もう、最後だしね、これだけは言うとくね。

我が国と韓国や中国との歴史認識の違いなど、議論に値しない。

日本が南京で虐殺を行ったとか、朝鮮人を従軍慰安婦にしたとか、当事者にとっちゃ、いたたまれない事実だけれど、あたしをも含めた後世の人間がそんな目にも遭ってないのに、とやかくいう権利はないだろう?

それは日本での「尊皇派」がどうの、「佐幕派」がどうの、「平家」がどうだ、「源氏」がどうだという議論に等しい。

先の大戦の特攻隊の是非やらなんやらも、当事者でない我々が「美しい」だの、「犬死に」だのと総括するのもおこがましい。

反省はそれを行った人間がするもんで、それにかかわらなかった後世の人間がするものではないし、謝る必要もない。

そうしないと、いつまでも「恨(ハン)」だかなんだか知らないが、外交にまで持ちだして、我が国に理不尽を強いることになるだろう?

知り合いの韓国人が、加藤清正を非常に憎んでいた。
「あんた、ヤツに会ったことがあんのか?」
「あるわけないだろ。しかし、彼は朝鮮半島でひどいことをした。だから許せない」
あきれてものも言えなかった。

太閤もキライだそうで、あたしも嫌いだが、そういうレベルの問題ではなさそうなのだ。

日本人は、靖国に祀られている英霊のおかげで、今があるから感謝してあそこに詣るのだという。
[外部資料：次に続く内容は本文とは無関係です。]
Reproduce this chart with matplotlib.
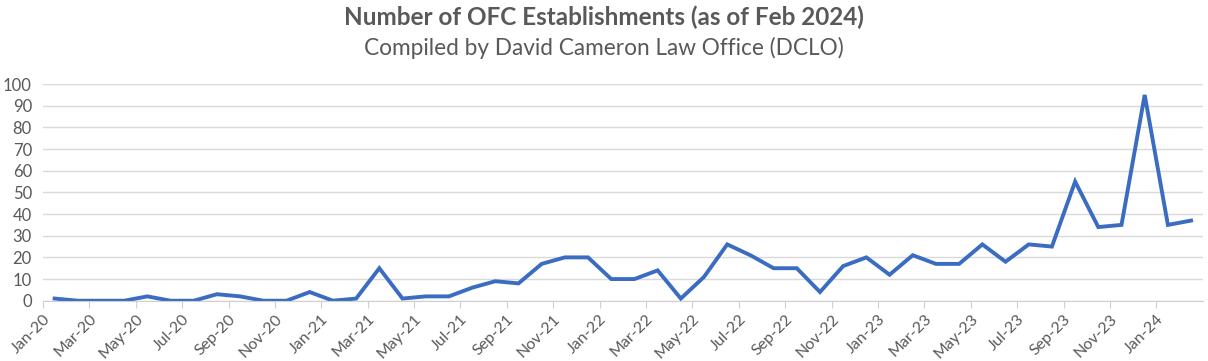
import numpy as np
import matplotlib.pyplot as plt

plt.rcParams['font.family'] = ['Lato', 'DejaVu Sans']

months = ['Jan', 'Feb', 'Mar', 'Apr', 'May', 'Jun', 'Jul', 'Aug', 'Sep', 'Oct', 'Nov', 'Dec']
dates = [m + '-' + y for y in ['20', '21', '22', '23'] for m in months] + ['Jan-24', 'Feb-24']
counts = [1, 0, 0, 0, 2, 0, 0, 3, 2, 0, 0, 4,
          0, 1, 15, 1, 2, 2, 6, 9, 8, 17, 20, 20,
          10, 10, 14, 1, 11, 26, 21, 15, 15, 4, 16, 20,
          12, 21, 17, 17, 26, 18, 26, 25, 55, 34, 35, 95,
          35, 37]

grey = '#595959'
fig = plt.figure(figsize=(12.08, 3.61), dpi=100)
ax = fig.add_axes([0.0356, 0.167, 0.96, 0.60])

x = np.arange(len(counts)) + 0.5
ax.plot(x, counts, color='#3A6CC2', linewidth=2.8, solid_joinstyle='miter')

ax.set_xlim(0, len(counts))
ax.set_ylim(0, 100)
ax.set_yticks(range(0, 101, 10))
ax.set_xticks(range(0, len(counts), 2))
ax.set_xticklabels(dates[::2], rotation=45, ha='right', rotation_mode='anchor')
ax.tick_params(axis='x', colors='#d0d0d0', labelcolor=grey, labelsize=11.5, length=5, pad=3)
ax.tick_params(axis='y', length=0, labelcolor=grey, labelsize=12, pad=8)
ax.grid(axis='y', color='#d9d9d9', linewidth=1)
ax.set_axisbelow(True)
for s in ['top', 'right', 'left']:
    ax.spines[s].set_visible(False)
ax.spines['bottom'].set_color('#d0d0d0')

fig.text(0.5, 0.953, 'Number of OFC Establishments (as of Feb 2024)', ha='center', va='center',
         fontsize=17.5, fontweight='bold', color=grey)
fig.text(0.5, 0.868, 'Compiled by David Cameron Law Office (DCLO)', ha='center', va='center',
         fontsize=16.3, color=grey)

fig.savefig('out.png', dpi=100)
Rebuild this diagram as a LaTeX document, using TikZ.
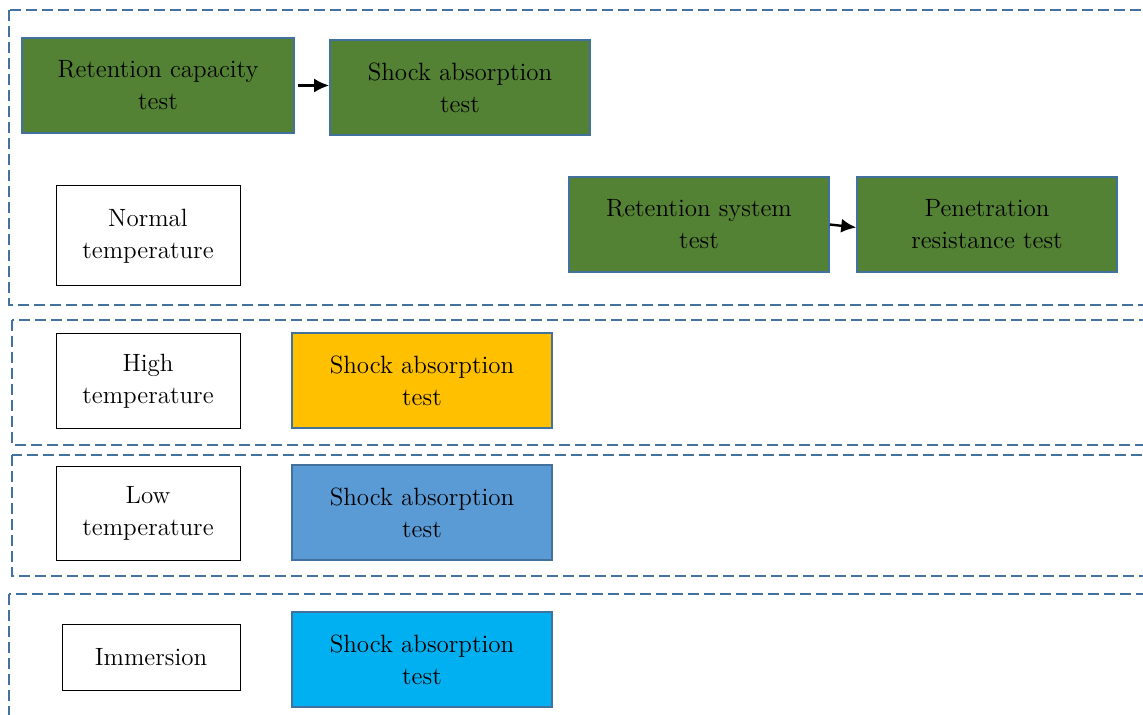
\documentclass[tikz,border=0pt]{standalone}
\usetikzlibrary{arrows.meta}
\definecolor{bordblue}{HTML}{41719C}
\definecolor{dashblue}{HTML}{4472A0}
\definecolor{gfill}{HTML}{548235}
\definecolor{yfill}{HTML}{FFC000}
\definecolor{bfill}{HTML}{5B9BD5}
\definecolor{cfill}{HTML}{00B0F0}
\tikzset{
  lbl/.style={font=\fontsize{12.5}{16}\selectfont, align=center, inner sep=0pt},
  testbox/.style={lbl, draw=bordblue, line width=0.8pt},
  condbox/.style={lbl, draw=black, fill=white, line width=0.5pt},
  group/.style={draw=dashblue, line width=1pt, dash pattern=on 5.5pt off 2.5pt},
  flow/.style={-{Latex[length=7.5pt,width=7pt]}, line width=1.2pt, black}
}
\begin{document}
\begin{tikzpicture}[x=0.5pt,y=-0.5pt]
\useasboundingbox (0,0) rectangle (1143,715);
\clip (0,0) rectangle (1143,715);
\fill[white] (0,0) rectangle (1143,715);
% dashed groups
\draw[group] (9,10) rectangle (1160,305);
\draw[group] (12,320) rectangle (1160,445);
\draw[group] (12,455) rectangle (1160,576);
\draw[group] (9,594) rectangle (1160,740);
% normal temperature group
\node[testbox, fill=gfill, minimum width=136pt, minimum height=47.5pt] (rc) at (158,85.5) {Retention capacity\\test};
\node[testbox, fill=gfill, minimum width=130pt, minimum height=47.5pt] (sa1) at (460,87.5) {Shock absorption\\test};
\node[condbox, minimum width=92pt, minimum height=50pt] (nt) at (148,236) {Normal\\temperature};
\node[testbox, fill=gfill, minimum width=130pt, minimum height=47.5pt] (rs) at (699,224.5) {Retention system\\test};
\node[testbox, fill=gfill, minimum width=130pt, minimum height=47.5pt] (pr) at (987,224.5) {Penetration\\resistance test};
\draw[flow] (rc.east) ++(1.5pt,0) -- (sa1.west |- rc.east);
\draw[flow] (rs.east) -- ([yshift=-1.5pt]pr.west);
% high temperature
\node[condbox, minimum width=92pt, minimum height=47pt] (ht) at (148,381) {High\\temperature};
\node[testbox, fill=yfill, minimum width=130pt, minimum height=47.5pt] (sa2) at (422,380.5) {Shock absorption\\test};
% low temperature
\node[condbox, minimum width=92pt, minimum height=47pt] (lt) at (148,513) {Low\\temperature};
\node[testbox, fill=bfill, minimum width=130pt, minimum height=47.5pt] (sa3) at (422,512.5) {Shock absorption\\test};
% immersion
\node[condbox, minimum width=89pt, minimum height=33pt] (im) at (151,657) {Immersion};
\node[testbox, fill=cfill, minimum width=130pt, minimum height=47.5pt] (sa4) at (422,659.5) {Shock absorption\\test};
\end{tikzpicture}
\end{document}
これも信仰だからと片付けてしまえば、とやかくいうことは無いのだけど、あたしにしたら、別に血縁でもないのに詣る気持ちがようわからんのである。

勝手に感謝するがいい。
英霊なんて、あるもんか。

過去のことを研究するなとは言わない。
歴史がいろいろ教えてくれる部分は確かにある。
また、汲めども尽きぬ、当時の人間のすばらしさ、愚かさが歴史には記されている。
しかし、それは済んでしまったことで、もはやどうすることもできない痕跡にすぎない。

あたしは科学史を学んで、人間の思索の醸成を知るにつけ、その深みに感銘を受けた。
その裏には戦争の歴史、略奪の歴史もあったことを嫌でも知らされる。
そういう、危機や犠牲や欲望のねじ曲がりが、人に知恵を絞らさせ、今の豊かな生活につながっている。

核開発がそうだった。
言うまでもないだろう。

淡々と歴史を学べ。
憎しみや、主観を持って語ってよいのはあくまでも「当事者」だけだ。
傍観者がそこに意見を差し挟む余地はない。

あたしは、これだけを言うて、筆を置きたい。